Sherman orders Schofield to move toward Hiwassee River and break railroad; advance via Spring Place. Send citizens to rear if necessary.
East Tennessee and North Georgia ̶
[QUOTE pg. 87-88]:
Headquarters Division of the Mississippi,
Nashville, March 18, 1864.
Commanding Department of the Ohio, Knoxville:
General: I am just arrived and assumed command. General Grant leaves for the East to-morrow. I have had a full conversation with him, and to enable him to fulfill his plans I can merely foreshadow coming events. You will push Longstreet from up the
valley as far as you can, and prepare to break up the railroad back toward Knoxville. Hold Knoxville and the gap. Also arrange to have a force of cavalry, infantry, and light artillery on the waters of the Big Sandy in the direction of Prestonburg, which must subsist on the country, and not locate, but act so as to threaten or attack any force coming from the northeast. Your main army should at once be organized for offense, ready at the proper time to drop down to the Hiwassee, to move in concert with the main army. I am aware of the difficulties you have in maintaining your army. Appoint good officers to take charge of this branch of your business, and accumulate stores rather at the Hiwassee than at Knoxville. Your route of advance will be most probably by Spring Place. Keep your own counsel; discourage the presence of all stranger; make the citizens feed themselves, and if they are likely to consume the reserves of the country facilitate their removal to the rear. The necessities of war must have precedence of civilians. Write me fully and frankly always. I will see you in person as soon as I can.
W. T. Sherman,
Official Records, Series 1, Volume 32, Part 3 (Corresp., etc.--Union), 87-88.
Link to s1, v32, pt3, page 87
REFERENCES: By the time of these events, Union troops were stationed in Calhoun, Charleston, and Cleveland, Tennessee. Johnston's Confederate Army of Tennessee was at Dalton, Whitfield County, Georgia. Spring Place is in Murray County, Georgia. It was, and is, the location of the historic Chief Vann House.
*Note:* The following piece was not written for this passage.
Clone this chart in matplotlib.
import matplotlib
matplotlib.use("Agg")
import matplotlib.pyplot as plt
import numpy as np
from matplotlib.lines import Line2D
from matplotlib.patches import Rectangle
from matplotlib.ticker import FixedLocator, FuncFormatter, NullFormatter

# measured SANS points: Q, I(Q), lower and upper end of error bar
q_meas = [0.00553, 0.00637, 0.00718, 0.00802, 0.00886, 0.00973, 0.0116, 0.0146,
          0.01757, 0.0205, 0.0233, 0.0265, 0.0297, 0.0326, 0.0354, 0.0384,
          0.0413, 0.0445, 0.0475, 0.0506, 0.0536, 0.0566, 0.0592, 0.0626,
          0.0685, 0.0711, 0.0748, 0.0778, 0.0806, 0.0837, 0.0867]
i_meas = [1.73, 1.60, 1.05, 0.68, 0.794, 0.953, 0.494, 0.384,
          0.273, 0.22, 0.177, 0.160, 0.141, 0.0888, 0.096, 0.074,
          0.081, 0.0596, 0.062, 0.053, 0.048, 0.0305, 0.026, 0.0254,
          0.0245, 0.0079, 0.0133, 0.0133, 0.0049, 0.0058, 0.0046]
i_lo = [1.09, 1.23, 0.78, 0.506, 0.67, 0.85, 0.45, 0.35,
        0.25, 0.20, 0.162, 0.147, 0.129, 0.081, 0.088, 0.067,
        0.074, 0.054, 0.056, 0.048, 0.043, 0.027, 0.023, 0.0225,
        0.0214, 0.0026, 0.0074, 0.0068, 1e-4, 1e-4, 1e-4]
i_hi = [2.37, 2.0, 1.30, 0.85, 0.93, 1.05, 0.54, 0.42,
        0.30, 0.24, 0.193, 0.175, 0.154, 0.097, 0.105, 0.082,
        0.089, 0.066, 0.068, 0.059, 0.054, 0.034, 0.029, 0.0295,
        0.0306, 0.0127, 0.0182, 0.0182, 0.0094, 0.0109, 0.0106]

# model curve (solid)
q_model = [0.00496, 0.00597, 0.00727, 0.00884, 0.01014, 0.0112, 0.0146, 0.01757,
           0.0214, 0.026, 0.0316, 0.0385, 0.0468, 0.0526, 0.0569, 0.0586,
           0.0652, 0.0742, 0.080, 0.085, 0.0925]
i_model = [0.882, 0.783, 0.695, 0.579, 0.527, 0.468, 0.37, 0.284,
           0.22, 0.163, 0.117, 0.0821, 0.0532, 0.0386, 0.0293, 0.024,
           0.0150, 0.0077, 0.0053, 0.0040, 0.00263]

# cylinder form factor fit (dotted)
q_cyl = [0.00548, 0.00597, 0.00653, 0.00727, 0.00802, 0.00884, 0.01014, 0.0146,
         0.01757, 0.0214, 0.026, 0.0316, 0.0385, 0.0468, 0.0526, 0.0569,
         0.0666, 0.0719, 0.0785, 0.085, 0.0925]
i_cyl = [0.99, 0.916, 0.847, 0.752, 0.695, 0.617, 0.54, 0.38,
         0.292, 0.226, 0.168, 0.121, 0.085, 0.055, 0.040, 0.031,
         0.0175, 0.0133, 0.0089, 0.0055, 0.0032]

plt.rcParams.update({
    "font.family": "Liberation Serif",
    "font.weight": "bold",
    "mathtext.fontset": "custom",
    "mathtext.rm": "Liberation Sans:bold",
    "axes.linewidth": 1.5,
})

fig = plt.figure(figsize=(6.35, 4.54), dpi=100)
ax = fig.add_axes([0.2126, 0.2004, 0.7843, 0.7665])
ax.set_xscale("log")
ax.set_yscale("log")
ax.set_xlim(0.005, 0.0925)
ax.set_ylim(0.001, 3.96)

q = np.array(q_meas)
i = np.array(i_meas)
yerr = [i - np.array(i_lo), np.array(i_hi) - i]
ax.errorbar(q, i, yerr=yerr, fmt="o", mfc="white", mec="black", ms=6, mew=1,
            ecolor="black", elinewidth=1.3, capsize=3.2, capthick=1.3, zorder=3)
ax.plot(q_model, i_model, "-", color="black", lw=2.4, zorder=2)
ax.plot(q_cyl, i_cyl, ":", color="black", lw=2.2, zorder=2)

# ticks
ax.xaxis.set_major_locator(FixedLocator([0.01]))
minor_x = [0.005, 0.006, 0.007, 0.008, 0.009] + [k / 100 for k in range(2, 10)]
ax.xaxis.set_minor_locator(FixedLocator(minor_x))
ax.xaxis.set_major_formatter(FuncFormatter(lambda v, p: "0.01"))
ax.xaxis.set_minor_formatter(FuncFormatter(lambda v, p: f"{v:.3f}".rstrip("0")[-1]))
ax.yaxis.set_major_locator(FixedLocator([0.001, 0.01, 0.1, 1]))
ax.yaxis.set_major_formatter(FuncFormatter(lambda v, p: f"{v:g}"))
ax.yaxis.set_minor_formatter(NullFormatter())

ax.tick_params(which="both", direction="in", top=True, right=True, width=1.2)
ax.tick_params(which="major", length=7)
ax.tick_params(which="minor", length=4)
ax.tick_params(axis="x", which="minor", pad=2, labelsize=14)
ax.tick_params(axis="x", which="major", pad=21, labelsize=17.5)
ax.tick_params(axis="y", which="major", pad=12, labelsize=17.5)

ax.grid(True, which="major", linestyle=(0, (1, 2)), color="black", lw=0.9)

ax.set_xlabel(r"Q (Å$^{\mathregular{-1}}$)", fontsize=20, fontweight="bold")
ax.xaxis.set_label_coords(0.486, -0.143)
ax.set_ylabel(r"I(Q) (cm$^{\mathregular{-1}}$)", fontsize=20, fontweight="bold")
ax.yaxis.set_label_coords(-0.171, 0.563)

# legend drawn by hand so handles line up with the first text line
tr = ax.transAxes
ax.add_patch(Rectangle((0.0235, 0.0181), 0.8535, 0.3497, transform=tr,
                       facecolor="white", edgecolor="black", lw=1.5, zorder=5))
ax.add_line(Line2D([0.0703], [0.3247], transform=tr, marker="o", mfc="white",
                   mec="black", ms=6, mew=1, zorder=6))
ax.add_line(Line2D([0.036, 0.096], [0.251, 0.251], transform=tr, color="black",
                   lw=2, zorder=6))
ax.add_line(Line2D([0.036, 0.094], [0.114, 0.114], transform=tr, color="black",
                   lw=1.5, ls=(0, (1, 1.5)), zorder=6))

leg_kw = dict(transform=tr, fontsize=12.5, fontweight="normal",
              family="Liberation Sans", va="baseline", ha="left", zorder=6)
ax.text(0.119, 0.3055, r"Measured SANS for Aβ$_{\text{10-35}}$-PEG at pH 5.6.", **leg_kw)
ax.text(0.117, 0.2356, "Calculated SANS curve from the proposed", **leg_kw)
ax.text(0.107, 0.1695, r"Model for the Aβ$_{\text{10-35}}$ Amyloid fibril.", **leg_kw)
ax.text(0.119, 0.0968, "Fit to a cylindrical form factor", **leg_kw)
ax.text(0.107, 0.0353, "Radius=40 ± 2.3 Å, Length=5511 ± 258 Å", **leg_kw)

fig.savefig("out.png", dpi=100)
The source of the Hiwassee River is in Towns County, Georgia. The river flows north into North Carolina, then runs in a northwesterly direction into Tennessee to Delano, then down to Benton, and west to Charleston, Tennessee. The bridge across the Hiwassee River at Charleston, Tennessee goes north to Calhoun, Tennessee. That bridge was one of the bridges burned in the East Tennessee raid, November 8, 1861. From the Calhoun-Charleston area, the Hiwassee River runs northwest almost to Dayton, Tennessee, where the Hiwassee empties into the Tennessee River.
This area was important for the East Tennessee and Georgia Railroad.